By ADAM GIFFORD
Peoplesoft's New Zealand operation is taking on more staff in preparation for the launch here of its internet-enabled software, Peoplesoft 8.
New Zealand manager Stewart Gibbs, who recently moved over from rival JD Edwards, said Peoplesoft was relaunching itself worldwide under a new management team after a few tough years.
The company had decided to go back to its grassroots.
"It's taking ownership of its implementations and becoming more of a solutions-based organisation rather than believing it is a software-based organisation," Mr Gibbs said.
He was looking to increase the 20 staff with more account managers, project managers and senior consultants.
While Peoplesoft would take more prime responsibility for implementations, it would continue to work with partners, who in this country included four of the top five business services firms and a couple of smaller consultancies, he said.
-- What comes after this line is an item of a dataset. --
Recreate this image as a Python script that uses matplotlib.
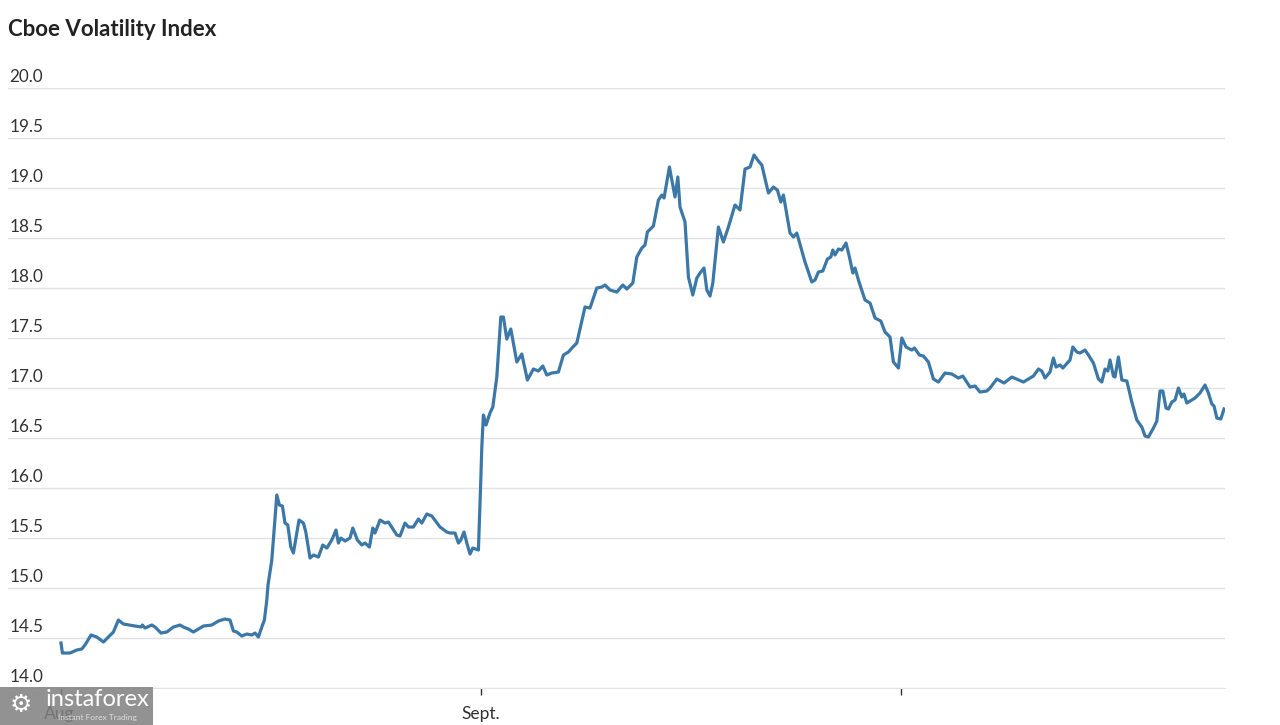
import matplotlib
matplotlib.use("Agg")
import matplotlib.pyplot as plt
from matplotlib.patches import Rectangle

# session index (tick spacing = 21) and VIX level
t = [0.0, 0.07, 0.45, 0.79, 1.04, 1.2, 1.5, 1.79, 2.12, 2.37, 2.62, 2.87, 3.12, 3.7, 4.0,
     4.07, 4.2, 4.54, 4.7, 5.0, 5.29, 5.62, 5.95, 6.12, 6.37, 6.62, 6.87, 7.12, 7.54, 7.87,
     8.2, 8.45, 8.62, 8.79, 9.04, 9.29, 9.54, 9.7, 9.87, 10.04, 10.17, 10.29, 10.35, 10.54,
     10.79, 10.92, 11.07, 11.2, 11.34, 11.49, 11.62, 11.9, 12.12, 12.24, 12.45, 12.62, 12.87,
     13.09, 13.29, 13.54, 13.75, 13.87, 13.99, 14.2, 14.45, 14.59, 14.82, 15.04, 15.2, 15.42,
     15.59, 15.7, 15.95, 16.2, 16.37, 16.79, 16.95, 17.2, 17.37, 17.62, 17.87, 18.04, 18.29,
     18.54, 18.95, 19.29, 19.45, 19.7, 19.87, 19.99, 20.15, 20.29, 20.45, 20.59, 20.87, 20.99,
     21.04, 21.12, 21.25, 21.45, 21.59, 21.79, 21.99, 22.12, 22.29, 22.49, 22.79, 23.04, 23.32,
     23.62, 23.87, 24.09, 24.29, 24.54, 24.87, 25.12, 25.37, 25.59, 25.79, 26.2, 26.45, 26.79,
     27.04, 27.2, 27.45, 27.79, 28.09, 28.29, 28.59, 28.79, 29.04, 29.2, 29.32, 29.62, 29.87,
     30.04, 30.15, 30.42, 30.7, 30.84, 30.95, 31.2, 31.37, 31.59, 31.79, 31.95, 32.15, 32.29,
     32.45, 32.59, 32.87, 33.12, 33.37, 33.7, 33.95, 34.2, 34.45, 34.65, 34.87, 35.04, 35.37,
     35.62, 35.82, 35.99, 36.12, 36.45, 36.62, 36.79, 37.2, 37.54, 37.7, 37.87, 38.09, 38.32,
     38.49, 38.59, 38.7, 38.87, 39.04, 39.25, 39.42, 39.59, 39.7, 39.87, 40.2, 40.45, 40.7,
     40.99, 41.2, 41.45, 41.62, 41.87, 42.04, 42.25, 42.54, 42.67, 42.92, 43.12, 43.37, 43.62,
     43.87, 44.2, 44.54, 44.87, 45.09, 45.45, 45.7, 45.95, 46.29, 46.45, 46.79, 47.15, 47.54,
     48.12, 48.62, 48.87, 49.04, 49.2, 49.45, 49.62, 49.75, 49.95, 50.09, 50.45, 50.59, 50.79,
     50.95, 51.2, 51.37, 51.62, 51.87, 52.04, 52.2, 52.34, 52.45, 52.62, 52.7, 52.87, 53.04,
     53.29, 53.54, 53.79, 54.04, 54.2, 54.37, 54.62, 54.79, 54.95, 55.09, 55.25, 55.37, 55.54,
     55.7, 55.87, 56.04, 56.15, 56.29, 56.7, 56.95, 57.2, 57.37, 57.54, 57.65, 57.79, 57.99,
     58.15]
vix = [14.45, 14.35, 14.35, 14.38, 14.39, 14.43, 14.53, 14.51, 14.46, 14.51, 14.56, 14.68,
       14.64, 14.62, 14.61, 14.63, 14.60, 14.63, 14.61, 14.55, 14.56, 14.61, 14.63, 14.61,
       14.59, 14.56, 14.59, 14.62, 14.63, 14.67, 14.69, 14.68, 14.57, 14.56, 14.52, 14.54,
       14.53, 14.55, 14.51, 14.61, 14.68, 14.88, 15.03, 15.28, 15.93, 15.83, 15.82, 15.65,
       15.63, 15.41, 15.35, 15.68, 15.65, 15.56, 15.30, 15.33, 15.31, 15.43, 15.40, 15.48,
       15.58, 15.45, 15.50, 15.47, 15.50, 15.60, 15.48, 15.43, 15.45, 15.41, 15.60, 15.55,
       15.68, 15.65, 15.66, 15.53, 15.52, 15.65, 15.61, 15.61, 15.69, 15.65, 15.74, 15.72,
       15.61, 15.56, 15.55, 15.55, 15.45, 15.48, 15.56, 15.45, 15.34, 15.40, 15.38, 16.08,
       16.41, 16.73, 16.63, 16.75, 16.81, 17.11, 17.71, 17.71, 17.49, 17.59, 17.26, 17.34,
       17.08, 17.19, 17.17, 17.22, 17.13, 17.15, 17.16, 17.33, 17.36, 17.41, 17.45, 17.81,
       17.80, 18.00, 18.01, 18.03, 17.98, 17.96, 18.03, 17.99, 18.05, 18.31, 18.40, 18.43,
       18.56, 18.62, 18.88, 18.93, 18.90, 19.21, 18.91, 19.11, 18.81, 18.66, 18.11, 17.93,
       18.10, 18.15, 18.20, 17.98, 17.92, 18.05, 18.61, 18.46, 18.61, 18.83, 18.78, 19.19,
       19.21, 19.33, 19.27, 19.23, 18.95, 19.01, 18.98, 18.86, 18.93, 18.55, 18.51, 18.55,
       18.26, 18.06, 18.08, 18.16, 18.17, 18.29, 18.31, 18.38, 18.33, 18.39, 18.38, 18.45,
       18.31, 18.15, 18.20, 18.08, 17.88, 17.85, 17.70, 17.67, 17.56, 17.51, 17.26, 17.20,
       17.50, 17.41, 17.38, 17.40, 17.33, 17.32, 17.26, 17.09, 17.06, 17.15, 17.14, 17.10,
       17.12, 17.01, 17.02, 16.96, 16.97, 17.00, 17.09, 17.05, 17.11, 17.06, 17.12, 17.19,
       17.17, 17.10, 17.16, 17.30, 17.21, 17.23, 17.20, 17.28, 17.41, 17.36, 17.35, 17.38,
       17.33, 17.25, 17.09, 17.06, 17.19, 17.17, 17.28, 17.12, 17.11, 17.31, 17.08, 17.07,
       16.86, 16.68, 16.61, 16.52, 16.51, 16.60, 16.67, 16.97, 16.97, 16.80, 16.79, 16.86,
       16.88, 17.00, 16.91, 16.94, 16.85, 16.90, 16.95, 17.03, 16.95, 16.84, 16.82, 16.70,
       16.69, 16.79]

y_ticks = [14.0, 14.5, 15.0, 15.5, 16.0, 16.5, 17.0, 17.5, 18.0, 18.5, 19.0, 19.5, 20.0]
x_ticks = [0, 21, 42]
x_labels = ["Aug.", "Sept.", ""]

plt.rcParams["font.family"] = ["Lato", "DejaVu Sans"]

fig = plt.figure(figsize=(12.8, 7.25), dpi=100)
ax = fig.add_axes([0.00625, 0.051, 0.9508, 0.8276])

ax.plot(t, vix, color="#3b78a7", lw=2.3, solid_joinstyle="round")

ax.set_ylim(14.0, 20.0)
ax.set_xlim(-2.65, 58.2)

ax.set_yticks(y_ticks)
ax.yaxis.grid(True, color="#e3e3e3", lw=1.0)
ax.tick_params(axis="y", length=0, labelleft=False)
for v in y_ticks:
    ax.annotate(f"{v:.1f}", xy=(0, v), xycoords=("axes fraction", "data"),
                xytext=(1, 2.5), textcoords="offset points",
                ha="left", va="bottom", fontsize=12.3, color="#333333")

ax.set_xticks(x_ticks)
ax.set_xticklabels(x_labels, fontsize=12.5, color="#333333")
ax.tick_params(axis="x", length=5, width=1, color="#333333", pad=8)

for side in ["top", "right", "left"]:
    ax.spines[side].set_visible(False)
ax.spines["bottom"].set_color("#e3e3e3")
ax.set_axisbelow(True)

fig.text(0.00625, 0.96, "Cboe Volatility Index", fontsize=16, fontweight="bold",
         color="#222222", ha="left", va="center")

# watermark box in the lower-left corner
fig.patches.append(Rectangle((0, 0), 153 / 1280, 38 / 725, transform=fig.transFigure,
                             facecolor="#7f7f7f", alpha=0.85, edgecolor="none", zorder=5))
fig.text(0.036, 0.035, "instaforex", fontsize=17, color="white", ha="left",
         va="center", zorder=6)
fig.text(0.045, 0.01, "Instant Forex Trading", fontsize=6, color="#dddddd", ha="left",
         va="center", zorder=6)
fig.text(0.016, 0.028, "\u2699", fontsize=18, color="white", ha="center",
         va="center", zorder=6, family="DejaVu Sans")

fig.savefig("out.png", dpi=100, facecolor="white")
Analysts saw Peoplesoft's reduction of sales support staff as one of the reasons for its poor performance last year, when it lost $US177.8 million ($395 million).
It has been back in the black for the past two quarters, and just reported $US15.9 million net income on revenue of $US374.5 million, up 45 per cent on the first quarter.
In the Asia-Pacific area, licence revenue rose 40 per cent in the second quarter compared with last year, service revenue rose 19 per cent and total earnings 26 per cent.
Mr Gibbs said the fundamental difference with Peoplesoft 8 was the lack of a client PC - it is totally browser-based.
"The technology infrastructure doesn't need to have the high bandwidth it previously did. It also means you can deploy the technology out to your customers, your suppliers and employees who are not necessarily in-house, over a very thin infrastructure using dialup lines or intranet connectivity."
AMR Research last week compared Peoplesoft 8 and Oracle 11i applications, both marketed as "100 per cent internet."
It said Oracle and PeopleSoft were far ahead of competitors in providing true internet applications.
"The other major enterprise application vendors are still wrapping their Windows clients inside of web browsers or providing limited HTML-based access."
AMR said Peoplesoft came off best in a head-to-head comparison.
"Perhaps if Oracle is 100 per cent internet, Peoplesoft should be advertising 110 per cent."
While Peoplesoft's traditional strength is in human resource management systems, it has also developed an e-commerce solution in partnership with Commerce One and is offering CRM (customer relationship management) through subsidiary Vantive.
Vantive sales here are handled by Sales Technology, and Mr Gibbs said there were no plans to change this.
He said the local market had been quiet because of the post-Y2K slowdown, the change of Government and the fact that most firms ran a July to June financial year.
This would not be the boomer year people were predicting.